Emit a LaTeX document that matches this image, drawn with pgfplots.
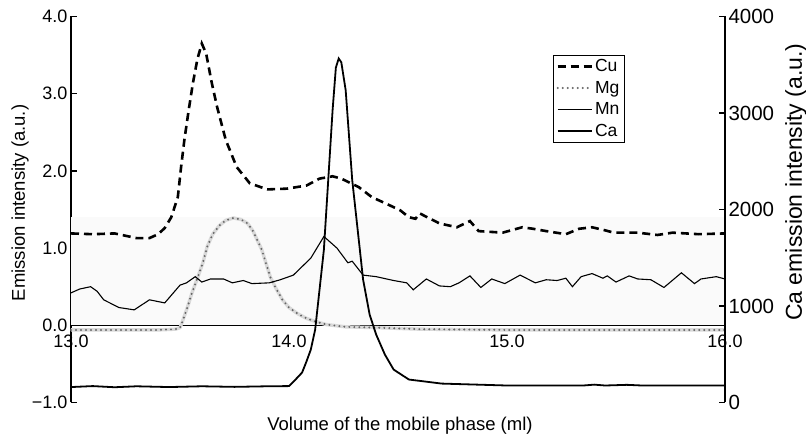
\documentclass[border=0pt]{standalone}
\usepackage{fontspec}
\setmainfont{Liberation Sans}
\usepackage{pgfplots}
\pgfplotsset{compat=1.18}

\pgfplotstableread{
x y
13.00 1.19
13.10 1.18
13.20 1.19
13.25 1.16
13.30 1.13
13.36 1.13
13.40 1.18
13.43 1.26
13.46 1.40
13.49 1.66
13.505 2.05
13.52 2.40
13.54 2.79
13.56 3.15
13.58 3.45
13.60 3.65
13.62 3.52
13.645 3.15
13.67 2.83
13.71 2.40
13.76 2.05
13.82 1.84
13.90 1.76
13.99 1.77
14.08 1.81
14.14 1.90
14.20 1.93
14.24 1.90
14.32 1.79
14.38 1.66
14.45 1.57
14.51 1.49
14.55 1.40
14.58 1.38
14.60 1.45
14.62 1.42
14.69 1.32
14.77 1.27
14.83 1.35
14.87 1.22
14.98 1.20
15.07 1.27
15.12 1.25
15.18 1.22
15.27 1.18
15.33 1.25
15.39 1.27
15.45 1.23
15.49 1.20
15.60 1.20
15.69 1.17
15.76 1.20
15.88 1.18
16.00 1.19
}\Cu

\pgfplotstableread{
x y
13.00 -0.06
13.10 -0.06
13.20 -0.06
13.30 -0.06
13.40 -0.06
13.48 -0.05
13.50 -0.03
13.51 0.04
13.535 0.24
13.555 0.42
13.58 0.61
13.605 0.81
13.625 1.02
13.65 1.18
13.68 1.29
13.71 1.36
13.745 1.39
13.78 1.37
13.81 1.32
13.835 1.22
13.855 1.10
13.875 0.98
13.895 0.80
13.915 0.62
13.94 0.48
13.97 0.33
14.00 0.23
14.04 0.15
14.08 0.09
14.12 0.05
14.17 0.01
14.26 -0.02
14.40 -0.03
14.60 -0.05
15.00 -0.06
15.50 -0.06
16.00 -0.06
}\Mg

\pgfplotstableread{
x y
13.00 0.42
13.04 0.47
13.09 0.50
13.12 0.44
13.15 0.33
13.22 0.23
13.29 0.20
13.36 0.33
13.43 0.29
13.50 0.52
13.53 0.55
13.57 0.63
13.60 0.56
13.64 0.60
13.70 0.60
13.74 0.55
13.79 0.58
13.83 0.54
13.91 0.55
13.96 0.59
14.02 0.65
14.10 0.87
14.16 1.15
14.22 1.00
14.27 0.81
14.29 0.83
14.34 0.65
14.40 0.63
14.48 0.58
14.54 0.55
14.57 0.46
14.63 0.60
14.69 0.51
14.74 0.50
14.78 0.55
14.83 0.64
14.88 0.49
14.93 0.60
14.99 0.54
15.06 0.65
15.13 0.55
15.18 0.59
15.23 0.58
15.27 0.61
15.30 0.50
15.34 0.63
15.39 0.67
15.44 0.61
15.46 0.64
15.50 0.56
15.56 0.64
15.60 0.60
15.66 0.59
15.72 0.49
15.80 0.68
15.86 0.54
15.89 0.60
15.96 0.63
16.00 0.60
}\Mn

\pgfplotstableread{
x y
13.00 160
13.10 170
13.20 158
13.30 168
13.45 160
13.60 168
13.75 162
13.90 168
14.00 170
14.03 238
14.06 310
14.08 424
14.10 548
14.12 755
14.14 1168
14.16 1582
14.18 2306
14.20 3030
14.215 3470
14.228 3565
14.24 3525
14.26 3236
14.29 2306
14.32 1686
14.34 1272
14.37 910
14.40 703
14.44 496
14.48 341
14.55 238
14.70 196
15.00 176
15.35 176
15.40 185
15.45 176
15.55 183
15.62 176
16.00 176
}\Ca

\tikzset{
  custyle/.style={black, line width=2.6pt, dash pattern=on 8pt off 5pt},
  mgstyle/.style={black!60, line width=2.2pt, line cap=round, dash pattern=on 0pt off 5pt},
  mnstyle/.style={black, line width=1.1pt},
  castyle/.style={black, line width=1.8pt},
}

\begin{document}
\begin{tikzpicture}
\useasboundingbox (-71pt,-35.5pt) rectangle (735pt,402.5pt);
\begin{axis}[
  scale only axis, width=654pt, height=386pt,
  xmin=13, xmax=16, ymin=-1, ymax=4,
  axis x line=middle, axis y line=left,
  hide obscured x ticks=false, hide obscured y ticks=false,
  x axis line style={-, line width=1.3pt},
  y axis line style={-, line width=2pt},
  tick align=inside,
  major tick length=6pt, minor tick length=6pt,
  tick style={black, line width=1.5pt},
  xtick={13,14,15,16}, xticklabels={13.0,14.0,15.0,16.0},
  minor xtick={13.5,14.5,15.5},
  ytick={-1,0,1,2,3,4}, yticklabels={−1.0,0.0,1.0,2.0,3.0,4.0},
  tick label style={font=\fontsize{18}{21}\selectfont},
  xticklabel style={yshift=-6.5pt},
  /pgf/number format/assume math mode=true,
  xlabel={Volume of the mobile phase (ml)},
  xlabel style={at={([yshift=-28pt]axis description cs:0.503,0)}, anchor=base, font=\fontsize{18.5}{21}\selectfont},
  ylabel={Emission intensity (a.u.)},
  ylabel style={at={([xshift=-51pt]axis description cs:0,0.517)}, anchor=center, rotate=0, font=\fontsize{18.5}{21}\selectfont},
  clip=false,
]
\addplot[draw=none, fill=black!2, forget plot] coordinates {(13,0) (16,0) (16,1.4) (13,1.4)} -- cycle;
\addplot[black!15, line width=3.4pt, forget plot] table {\Mg};
\addplot[mgstyle] table {\Mg};
\addplot[mnstyle] table {\Mn};
\addplot[custyle] table {\Cu};
\end{axis}
\begin{axis}[
  scale only axis, width=654pt, height=386pt,
  xmin=13, xmax=16, ymin=0, ymax=4000,
  axis x line=none, axis y line=right,
  hide obscured y ticks=false,
  y axis line style={-, line width=2pt},
  tick align=inside,
  major tick length=6pt,
  tick style={black, line width=1.5pt},
  ytick={0,1000,2000,3000,4000}, yticklabels={0,1000,2000,3000,4000},
  scaled y ticks=false,
  tick label style={font=\fontsize{20.5}{23}\selectfont},
  ylabel={Ca emission intensity (a.u.)},
  ylabel style={at={([xshift=71pt]axis description cs:1,0.571)}, anchor=center, rotate=0, font=\fontsize{23}{26}\selectfont},
  legend style={at={(axis description cs:0.737,0.900)}, anchor=north west, draw=black, line width=0.8pt,
    font=\fontsize{17.5}{20}\selectfont, inner xsep=3pt, inner ysep=2pt, row sep=4pt},
  legend cell align=left,
  legend image code/.code={\draw[#1] (0pt,0pt) -- (34pt,0pt);},
  clip=false,
]
\addlegendimage{custyle}
\addlegendentry{Cu}
\addlegendimage{mgstyle}
\addlegendentry{Mg}
\addlegendimage{mnstyle}
\addlegendentry{Mn}
\addplot[castyle] table {\Ca};
\addlegendentry{Ca}
\end{axis}
\end{tikzpicture}
\end{document}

--------------------------------------------------

All the lines above are to be given again exactly as they read, with the pictures removed.

RESULT OF THIS TASK -
Emit a LaTeX document that matches this image, drawn with pgfplots.
\documentclass[border=0pt]{standalone}
\usepackage{fontspec}
\setmainfont{Liberation Sans}
\usepackage{pgfplots}
\pgfplotsset{compat=1.18}

\pgfplotstableread{
x y
13.00 1.19
13.10 1.18
13.20 1.19
13.25 1.16
13.30 1.13
13.36 1.13
13.40 1.18
13.43 1.26
13.46 1.40
13.49 1.66
13.505 2.05
13.52 2.40
13.54 2.79
13.56 3.15
13.58 3.45
13.60 3.65
13.62 3.52
13.645 3.15
13.67 2.83
13.71 2.40
13.76 2.05
13.82 1.84
13.90 1.76
13.99 1.77
14.08 1.81
14.14 1.90
14.20 1.93
14.24 1.90
14.32 1.79
14.38 1.66
14.45 1.57
14.51 1.49
14.55 1.40
14.58 1.38
14.60 1.45
14.62 1.42
14.69 1.32
14.77 1.27
14.83 1.35
14.87 1.22
14.98 1.20
15.07 1.27
15.12 1.25
15.18 1.22
15.27 1.18
15.33 1.25
15.39 1.27
15.45 1.23
15.49 1.20
15.60 1.20
15.69 1.17
15.76 1.20
15.88 1.18
16.00 1.19
}\Cu

\pgfplotstableread{
x y
13.00 -0.06
13.10 -0.06
13.20 -0.06
13.30 -0.06
13.40 -0.06
13.48 -0.05
13.50 -0.03
13.51 0.04
13.535 0.24
13.555 0.42
13.58 0.61
13.605 0.81
13.625 1.02
13.65 1.18
13.68 1.29
13.71 1.36
13.745 1.39
13.78 1.37
13.81 1.32
13.835 1.22
13.855 1.10
13.875 0.98
13.895 0.80
13.915 0.62
13.94 0.48
13.97 0.33
14.00 0.23
14.04 0.15
14.08 0.09
14.12 0.05
14.17 0.01
14.26 -0.02
14.40 -0.03
14.60 -0.05
15.00 -0.06
15.50 -0.06
16.00 -0.06
}\Mg

\pgfplotstableread{
x y
13.00 0.42
13.04 0.47
13.09 0.50
13.12 0.44
13.15 0.33
13.22 0.23
13.29 0.20
13.36 0.33
13.43 0.29
13.50 0.52
13.53 0.55
13.57 0.63
13.60 0.56
13.64 0.60
13.70 0.60
13.74 0.55
13.79 0.58
13.83 0.54
13.91 0.55
13.96 0.59
14.02 0.65
14.10 0.87
14.16 1.15
14.22 1.00
14.27 0.81
14.29 0.83
14.34 0.65
14.40 0.63
14.48 0.58
14.54 0.55
14.57 0.46
14.63 0.60
14.69 0.51
14.74 0.50
14.78 0.55
14.83 0.64
14.88 0.49
14.93 0.60
14.99 0.54
15.06 0.65
15.13 0.55
15.18 0.59
15.23 0.58
15.27 0.61
15.30 0.50
15.34 0.63
15.39 0.67
15.44 0.61
15.46 0.64
15.50 0.56
15.56 0.64
15.60 0.60
15.66 0.59
15.72 0.49
15.80 0.68
15.86 0.54
15.89 0.60
15.96 0.63
16.00 0.60
}\Mn

\pgfplotstableread{
x y
13.00 160
13.10 170
13.20 158
13.30 168
13.45 160
13.60 168
13.75 162
13.90 168
14.00 170
14.03 238
14.06 310
14.08 424
14.10 548
14.12 755
14.14 1168
14.16 1582
14.18 2306
14.20 3030
14.215 3470
14.228 3565
14.24 3525
14.26 3236
14.29 2306
14.32 1686
14.34 1272
14.37 910
14.40 703
14.44 496
14.48 341
14.55 238
14.70 196
15.00 176
15.35 176
15.40 185
15.45 176
15.55 183
15.62 176
16.00 176
}\Ca

\tikzset{
  custyle/.style={black, line width=2.6pt, dash pattern=on 8pt off 5pt},
  mgstyle/.style={black!60, line width=2.2pt, line cap=round, dash pattern=on 0pt off 5pt},
  mnstyle/.style={black, line width=1.1pt},
  castyle/.style={black, line width=1.8pt},
}

\begin{document}
\begin{tikzpicture}
\useasboundingbox (-71pt,-35.5pt) rectangle (735pt,402.5pt);
\begin{axis}[
  scale only axis, width=654pt, height=386pt,
  xmin=13, xmax=16, ymin=-1, ymax=4,
  axis x line=middle, axis y line=left,
  hide obscured x ticks=false, hide obscured y ticks=false,
  x axis line style={-, line width=1.3pt},
  y axis line style={-, line width=2pt},
  tick align=inside,
  major tick length=6pt, minor tick length=6pt,
  tick style={black, line width=1.5pt},
  xtick={13,14,15,16}, xticklabels={13.0,14.0,15.0,16.0},
  minor xtick={13.5,14.5,15.5},
  ytick={-1,0,1,2,3,4}, yticklabels={−1.0,0.0,1.0,2.0,3.0,4.0},
  tick label style={font=\fontsize{18}{21}\selectfont},
  xticklabel style={yshift=-6.5pt},
  /pgf/number format/assume math mode=true,
  xlabel={Volume of the mobile phase (ml)},
  xlabel style={at={([yshift=-28pt]axis description cs:0.503,0)}, anchor=base, font=\fontsize{18.5}{21}\selectfont},
  ylabel={Emission intensity (a.u.)},
  ylabel style={at={([xshift=-51pt]axis description cs:0,0.517)}, anchor=center, rotate=0, font=\fontsize{18.5}{21}\selectfont},
  clip=false,
]
\addplot[draw=none, fill=black!2, forget plot] coordinates {(13,0) (16,0) (16,1.4) (13,1.4)} -- cycle;
\addplot[black!15, line width=3.4pt, forget plot] table {\Mg};
\addplot[mgstyle] table {\Mg};
\addplot[mnstyle] table {\Mn};
\addplot[custyle] table {\Cu};
\end{axis}
\begin{axis}[
  scale only axis, width=654pt, height=386pt,
  xmin=13, xmax=16, ymin=0, ymax=4000,
  axis x line=none, axis y line=right,
  hide obscured y ticks=false,
  y axis line style={-, line width=2pt},
  tick align=inside,
  major tick length=6pt,
  tick style={black, line width=1.5pt},
  ytick={0,1000,2000,3000,4000}, yticklabels={0,1000,2000,3000,4000},
  scaled y ticks=false,
  tick label style={font=\fontsize{20.5}{23}\selectfont},
  ylabel={Ca emission intensity (a.u.)},
  ylabel style={at={([xshift=71pt]axis description cs:1,0.571)}, anchor=center, rotate=0, font=\fontsize{23}{26}\selectfont},
  legend style={at={(axis description cs:0.737,0.900)}, anchor=north west, draw=black, line width=0.8pt,
    font=\fontsize{17.5}{20}\selectfont, inner xsep=3pt, inner ysep=2pt, row sep=4pt},
  legend cell align=left,
  legend image code/.code={\draw[#1] (0pt,0pt) -- (34pt,0pt);},
  clip=false,
]
\addlegendimage{custyle}
\addlegendentry{Cu}
\addlegendimage{mgstyle}
\addlegendentry{Mg}
\addlegendimage{mnstyle}
\addlegendentry{Mn}
\addplot[castyle] table {\Ca};
\addlegendentry{Ca}
\end{axis}
\end{tikzpicture}
\end{document}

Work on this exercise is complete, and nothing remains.